● **JOB**
Extract each line where the string "React" shows up.

● **RECORDS TO PROCESS**
>> begin

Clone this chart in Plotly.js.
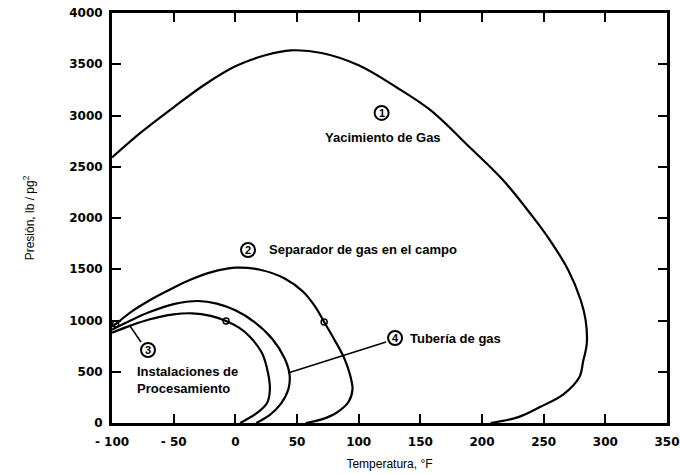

>> end
>> begin

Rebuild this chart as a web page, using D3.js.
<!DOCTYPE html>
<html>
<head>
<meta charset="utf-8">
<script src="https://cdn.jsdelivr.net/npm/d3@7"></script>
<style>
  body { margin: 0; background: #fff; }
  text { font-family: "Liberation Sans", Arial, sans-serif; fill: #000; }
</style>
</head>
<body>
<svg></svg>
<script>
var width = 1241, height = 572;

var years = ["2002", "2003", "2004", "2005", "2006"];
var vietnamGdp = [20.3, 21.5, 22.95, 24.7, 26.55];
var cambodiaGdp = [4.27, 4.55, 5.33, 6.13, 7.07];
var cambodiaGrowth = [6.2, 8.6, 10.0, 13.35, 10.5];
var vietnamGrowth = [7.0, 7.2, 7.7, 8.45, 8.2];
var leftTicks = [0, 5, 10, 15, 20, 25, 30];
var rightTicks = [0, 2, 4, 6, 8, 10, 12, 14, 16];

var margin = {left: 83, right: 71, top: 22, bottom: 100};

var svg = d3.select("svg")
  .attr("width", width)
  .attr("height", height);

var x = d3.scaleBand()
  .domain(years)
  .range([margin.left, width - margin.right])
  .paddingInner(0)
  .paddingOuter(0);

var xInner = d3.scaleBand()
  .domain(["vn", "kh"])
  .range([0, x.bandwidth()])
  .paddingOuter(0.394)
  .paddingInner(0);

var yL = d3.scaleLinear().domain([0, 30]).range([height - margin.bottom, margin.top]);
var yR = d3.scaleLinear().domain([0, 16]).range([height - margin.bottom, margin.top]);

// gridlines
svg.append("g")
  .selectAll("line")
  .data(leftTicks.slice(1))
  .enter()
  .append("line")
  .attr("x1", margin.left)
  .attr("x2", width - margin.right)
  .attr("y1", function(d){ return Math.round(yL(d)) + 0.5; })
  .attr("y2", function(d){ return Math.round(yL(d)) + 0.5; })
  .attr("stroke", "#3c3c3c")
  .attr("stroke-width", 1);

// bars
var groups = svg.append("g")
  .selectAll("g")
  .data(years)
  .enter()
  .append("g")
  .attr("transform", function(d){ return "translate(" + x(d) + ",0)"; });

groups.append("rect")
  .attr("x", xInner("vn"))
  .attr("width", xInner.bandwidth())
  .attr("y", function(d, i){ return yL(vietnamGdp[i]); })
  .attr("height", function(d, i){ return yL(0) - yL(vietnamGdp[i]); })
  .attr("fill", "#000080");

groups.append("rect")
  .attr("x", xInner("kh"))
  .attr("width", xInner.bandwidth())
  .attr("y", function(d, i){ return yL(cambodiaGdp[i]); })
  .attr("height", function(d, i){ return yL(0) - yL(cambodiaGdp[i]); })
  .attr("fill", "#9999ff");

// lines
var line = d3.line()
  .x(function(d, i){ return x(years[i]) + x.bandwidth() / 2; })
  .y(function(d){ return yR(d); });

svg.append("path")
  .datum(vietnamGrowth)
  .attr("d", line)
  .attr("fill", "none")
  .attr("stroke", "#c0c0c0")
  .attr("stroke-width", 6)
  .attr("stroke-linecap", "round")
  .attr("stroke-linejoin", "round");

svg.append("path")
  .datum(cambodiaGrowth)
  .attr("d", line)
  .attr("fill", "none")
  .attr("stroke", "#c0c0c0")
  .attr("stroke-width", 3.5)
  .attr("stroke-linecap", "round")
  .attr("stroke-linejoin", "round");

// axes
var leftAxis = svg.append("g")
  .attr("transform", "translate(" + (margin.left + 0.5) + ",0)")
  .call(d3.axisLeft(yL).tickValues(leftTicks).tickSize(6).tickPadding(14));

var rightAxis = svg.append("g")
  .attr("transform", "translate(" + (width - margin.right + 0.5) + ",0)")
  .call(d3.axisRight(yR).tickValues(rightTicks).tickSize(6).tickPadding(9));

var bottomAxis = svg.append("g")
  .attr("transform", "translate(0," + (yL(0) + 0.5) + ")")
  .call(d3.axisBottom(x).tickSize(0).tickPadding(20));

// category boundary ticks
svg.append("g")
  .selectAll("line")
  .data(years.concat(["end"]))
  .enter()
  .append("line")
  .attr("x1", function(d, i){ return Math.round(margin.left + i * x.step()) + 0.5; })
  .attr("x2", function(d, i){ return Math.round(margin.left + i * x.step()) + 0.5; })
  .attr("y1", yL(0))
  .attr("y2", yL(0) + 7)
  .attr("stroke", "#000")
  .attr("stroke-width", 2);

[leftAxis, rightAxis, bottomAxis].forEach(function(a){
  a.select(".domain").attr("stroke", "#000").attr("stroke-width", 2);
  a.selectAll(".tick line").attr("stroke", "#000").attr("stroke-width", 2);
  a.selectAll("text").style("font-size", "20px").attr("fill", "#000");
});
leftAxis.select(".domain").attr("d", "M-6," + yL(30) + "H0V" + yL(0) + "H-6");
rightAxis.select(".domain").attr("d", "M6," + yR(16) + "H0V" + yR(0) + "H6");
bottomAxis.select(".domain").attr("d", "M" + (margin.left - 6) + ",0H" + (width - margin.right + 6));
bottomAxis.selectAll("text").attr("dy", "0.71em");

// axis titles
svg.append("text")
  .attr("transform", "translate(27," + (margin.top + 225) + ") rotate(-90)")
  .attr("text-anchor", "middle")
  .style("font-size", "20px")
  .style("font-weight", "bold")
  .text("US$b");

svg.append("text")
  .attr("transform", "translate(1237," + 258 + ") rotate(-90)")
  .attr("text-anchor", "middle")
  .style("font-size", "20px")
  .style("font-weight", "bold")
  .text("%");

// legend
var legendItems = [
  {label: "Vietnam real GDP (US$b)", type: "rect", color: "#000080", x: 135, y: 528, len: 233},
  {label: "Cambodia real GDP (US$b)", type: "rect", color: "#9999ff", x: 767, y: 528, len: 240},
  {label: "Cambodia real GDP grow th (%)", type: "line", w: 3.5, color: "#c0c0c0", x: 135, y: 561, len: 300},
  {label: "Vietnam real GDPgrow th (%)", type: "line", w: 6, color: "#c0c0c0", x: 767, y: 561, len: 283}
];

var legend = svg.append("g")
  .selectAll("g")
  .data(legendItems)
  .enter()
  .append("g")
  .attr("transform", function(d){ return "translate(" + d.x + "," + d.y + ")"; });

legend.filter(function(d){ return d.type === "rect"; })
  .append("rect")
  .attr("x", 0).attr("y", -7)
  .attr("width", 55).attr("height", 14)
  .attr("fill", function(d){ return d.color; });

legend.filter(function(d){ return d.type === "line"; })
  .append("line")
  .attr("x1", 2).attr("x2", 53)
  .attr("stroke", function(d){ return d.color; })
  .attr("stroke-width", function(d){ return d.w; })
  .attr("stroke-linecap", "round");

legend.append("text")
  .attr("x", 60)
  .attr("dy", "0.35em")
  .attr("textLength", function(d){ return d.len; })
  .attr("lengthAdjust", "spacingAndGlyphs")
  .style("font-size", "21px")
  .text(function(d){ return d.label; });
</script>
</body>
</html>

>> end
>> begin

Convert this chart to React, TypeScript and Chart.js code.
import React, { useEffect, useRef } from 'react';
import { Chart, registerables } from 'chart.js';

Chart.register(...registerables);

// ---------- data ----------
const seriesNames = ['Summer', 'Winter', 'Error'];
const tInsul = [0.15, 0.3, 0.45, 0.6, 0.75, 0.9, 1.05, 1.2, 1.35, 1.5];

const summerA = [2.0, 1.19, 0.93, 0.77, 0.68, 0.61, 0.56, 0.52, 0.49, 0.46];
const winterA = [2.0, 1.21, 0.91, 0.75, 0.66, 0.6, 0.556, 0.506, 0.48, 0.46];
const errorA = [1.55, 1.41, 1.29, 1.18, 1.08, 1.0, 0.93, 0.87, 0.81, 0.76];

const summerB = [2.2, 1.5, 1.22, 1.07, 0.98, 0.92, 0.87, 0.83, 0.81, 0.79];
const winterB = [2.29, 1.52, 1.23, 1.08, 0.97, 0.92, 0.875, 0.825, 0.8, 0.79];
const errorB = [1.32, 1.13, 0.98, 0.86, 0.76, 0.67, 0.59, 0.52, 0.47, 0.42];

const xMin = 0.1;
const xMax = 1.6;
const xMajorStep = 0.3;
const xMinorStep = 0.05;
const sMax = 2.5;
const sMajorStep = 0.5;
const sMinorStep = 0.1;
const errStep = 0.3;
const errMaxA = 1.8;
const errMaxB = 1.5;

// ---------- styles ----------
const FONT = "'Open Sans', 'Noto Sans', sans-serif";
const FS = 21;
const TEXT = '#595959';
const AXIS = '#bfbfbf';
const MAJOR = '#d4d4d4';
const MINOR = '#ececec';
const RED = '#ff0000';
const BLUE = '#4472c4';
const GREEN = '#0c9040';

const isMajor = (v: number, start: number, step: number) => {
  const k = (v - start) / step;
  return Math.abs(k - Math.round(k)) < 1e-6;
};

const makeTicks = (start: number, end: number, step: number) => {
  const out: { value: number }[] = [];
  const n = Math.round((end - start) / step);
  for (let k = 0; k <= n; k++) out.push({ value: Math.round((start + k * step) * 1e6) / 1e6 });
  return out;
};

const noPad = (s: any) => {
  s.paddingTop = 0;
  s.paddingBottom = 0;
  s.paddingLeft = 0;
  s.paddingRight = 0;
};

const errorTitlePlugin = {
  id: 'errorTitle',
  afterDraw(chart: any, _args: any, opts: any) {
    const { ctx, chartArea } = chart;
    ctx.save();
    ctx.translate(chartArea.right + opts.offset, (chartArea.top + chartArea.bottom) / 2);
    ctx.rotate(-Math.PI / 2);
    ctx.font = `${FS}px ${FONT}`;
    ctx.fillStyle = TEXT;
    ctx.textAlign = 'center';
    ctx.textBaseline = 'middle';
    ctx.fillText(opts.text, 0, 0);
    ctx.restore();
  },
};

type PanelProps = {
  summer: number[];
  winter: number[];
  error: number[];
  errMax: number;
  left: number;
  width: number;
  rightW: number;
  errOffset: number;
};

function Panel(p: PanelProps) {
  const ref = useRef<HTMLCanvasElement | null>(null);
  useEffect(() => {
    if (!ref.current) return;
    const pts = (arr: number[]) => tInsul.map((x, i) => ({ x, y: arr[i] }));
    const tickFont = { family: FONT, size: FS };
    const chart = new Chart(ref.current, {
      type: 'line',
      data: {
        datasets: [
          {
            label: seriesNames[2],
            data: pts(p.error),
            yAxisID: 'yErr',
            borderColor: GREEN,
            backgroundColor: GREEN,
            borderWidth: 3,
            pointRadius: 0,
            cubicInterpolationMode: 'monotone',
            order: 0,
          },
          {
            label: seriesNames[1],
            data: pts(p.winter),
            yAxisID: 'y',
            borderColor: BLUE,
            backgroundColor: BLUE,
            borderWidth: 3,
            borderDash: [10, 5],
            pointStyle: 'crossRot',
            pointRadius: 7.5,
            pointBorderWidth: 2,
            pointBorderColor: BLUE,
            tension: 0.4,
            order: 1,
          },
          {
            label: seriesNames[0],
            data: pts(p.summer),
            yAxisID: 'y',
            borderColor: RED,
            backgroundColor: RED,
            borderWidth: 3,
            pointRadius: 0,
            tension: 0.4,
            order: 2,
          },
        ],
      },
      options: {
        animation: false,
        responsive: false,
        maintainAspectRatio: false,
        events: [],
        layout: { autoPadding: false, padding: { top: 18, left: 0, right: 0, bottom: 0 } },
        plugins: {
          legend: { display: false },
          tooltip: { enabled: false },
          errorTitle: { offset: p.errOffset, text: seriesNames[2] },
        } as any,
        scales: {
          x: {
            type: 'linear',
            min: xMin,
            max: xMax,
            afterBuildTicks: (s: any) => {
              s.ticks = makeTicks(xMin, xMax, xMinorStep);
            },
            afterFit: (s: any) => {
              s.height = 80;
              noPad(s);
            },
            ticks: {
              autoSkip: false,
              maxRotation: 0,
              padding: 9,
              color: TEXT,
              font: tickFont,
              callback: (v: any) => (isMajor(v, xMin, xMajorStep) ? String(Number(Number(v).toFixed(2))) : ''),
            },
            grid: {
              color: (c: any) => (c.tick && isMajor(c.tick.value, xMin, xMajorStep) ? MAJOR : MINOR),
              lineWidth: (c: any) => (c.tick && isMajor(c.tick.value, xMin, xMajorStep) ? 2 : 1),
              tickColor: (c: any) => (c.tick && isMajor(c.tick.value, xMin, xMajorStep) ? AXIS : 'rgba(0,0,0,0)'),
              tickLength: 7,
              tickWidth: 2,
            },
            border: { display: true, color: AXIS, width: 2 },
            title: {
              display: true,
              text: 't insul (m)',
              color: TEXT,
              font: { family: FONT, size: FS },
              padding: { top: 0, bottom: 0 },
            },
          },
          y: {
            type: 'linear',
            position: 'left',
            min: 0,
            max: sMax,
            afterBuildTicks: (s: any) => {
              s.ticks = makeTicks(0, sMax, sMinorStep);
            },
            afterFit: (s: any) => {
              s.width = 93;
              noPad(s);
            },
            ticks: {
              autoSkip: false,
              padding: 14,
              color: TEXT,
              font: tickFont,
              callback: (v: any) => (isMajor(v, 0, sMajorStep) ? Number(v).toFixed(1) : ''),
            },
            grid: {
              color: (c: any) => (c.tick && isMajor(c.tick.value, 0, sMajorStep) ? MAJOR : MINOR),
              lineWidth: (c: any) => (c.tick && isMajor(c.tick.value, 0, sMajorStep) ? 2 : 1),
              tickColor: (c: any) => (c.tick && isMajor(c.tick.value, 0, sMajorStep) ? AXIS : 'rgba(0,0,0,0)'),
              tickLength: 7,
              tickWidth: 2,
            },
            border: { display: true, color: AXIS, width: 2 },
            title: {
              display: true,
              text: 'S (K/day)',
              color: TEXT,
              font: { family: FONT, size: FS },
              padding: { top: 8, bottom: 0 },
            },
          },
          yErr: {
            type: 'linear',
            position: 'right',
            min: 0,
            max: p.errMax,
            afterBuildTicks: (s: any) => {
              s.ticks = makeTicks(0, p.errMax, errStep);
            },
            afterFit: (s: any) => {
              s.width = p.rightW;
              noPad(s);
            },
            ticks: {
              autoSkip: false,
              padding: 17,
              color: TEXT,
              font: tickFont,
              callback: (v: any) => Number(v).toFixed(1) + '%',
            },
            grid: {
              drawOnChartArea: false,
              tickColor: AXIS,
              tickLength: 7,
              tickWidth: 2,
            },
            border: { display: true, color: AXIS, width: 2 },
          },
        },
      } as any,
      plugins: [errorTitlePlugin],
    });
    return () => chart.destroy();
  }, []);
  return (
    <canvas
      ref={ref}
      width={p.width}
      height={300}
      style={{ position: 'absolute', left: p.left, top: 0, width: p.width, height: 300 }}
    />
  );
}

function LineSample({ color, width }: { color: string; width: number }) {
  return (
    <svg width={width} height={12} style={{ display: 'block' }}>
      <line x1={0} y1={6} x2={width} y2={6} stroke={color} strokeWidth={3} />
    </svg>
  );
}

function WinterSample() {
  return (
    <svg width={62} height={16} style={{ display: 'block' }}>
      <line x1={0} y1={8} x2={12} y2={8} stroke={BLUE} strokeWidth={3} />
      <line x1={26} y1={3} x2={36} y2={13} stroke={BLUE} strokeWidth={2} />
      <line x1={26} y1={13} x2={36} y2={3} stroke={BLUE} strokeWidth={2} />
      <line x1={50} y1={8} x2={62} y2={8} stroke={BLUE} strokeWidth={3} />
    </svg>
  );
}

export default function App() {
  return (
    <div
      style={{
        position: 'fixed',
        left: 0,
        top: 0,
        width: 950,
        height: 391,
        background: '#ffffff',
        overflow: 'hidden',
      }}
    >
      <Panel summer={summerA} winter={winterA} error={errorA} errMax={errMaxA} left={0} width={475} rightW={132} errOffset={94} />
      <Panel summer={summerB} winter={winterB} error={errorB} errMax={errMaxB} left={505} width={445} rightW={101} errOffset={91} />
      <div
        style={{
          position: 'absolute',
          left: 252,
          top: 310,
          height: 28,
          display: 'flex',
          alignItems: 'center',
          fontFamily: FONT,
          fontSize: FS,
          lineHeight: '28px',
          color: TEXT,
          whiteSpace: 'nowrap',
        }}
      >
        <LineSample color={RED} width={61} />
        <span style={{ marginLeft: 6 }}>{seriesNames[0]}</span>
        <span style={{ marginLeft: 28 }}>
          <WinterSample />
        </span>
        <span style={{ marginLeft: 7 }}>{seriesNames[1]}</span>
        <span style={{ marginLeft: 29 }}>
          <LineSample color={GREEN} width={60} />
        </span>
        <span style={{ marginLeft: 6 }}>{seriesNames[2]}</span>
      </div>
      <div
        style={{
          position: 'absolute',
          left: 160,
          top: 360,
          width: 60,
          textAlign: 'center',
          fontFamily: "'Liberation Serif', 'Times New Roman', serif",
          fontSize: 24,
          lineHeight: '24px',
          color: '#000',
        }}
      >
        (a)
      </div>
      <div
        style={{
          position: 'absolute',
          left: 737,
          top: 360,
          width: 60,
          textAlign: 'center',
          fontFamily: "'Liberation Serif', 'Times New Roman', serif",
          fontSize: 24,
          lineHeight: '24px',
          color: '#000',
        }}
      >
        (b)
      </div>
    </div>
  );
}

>> end

● **ANSWER TO THIS EXERCISE**
Convert this chart to React, TypeScript and Chart.js code.
import React, { useEffect, useRef } from 'react';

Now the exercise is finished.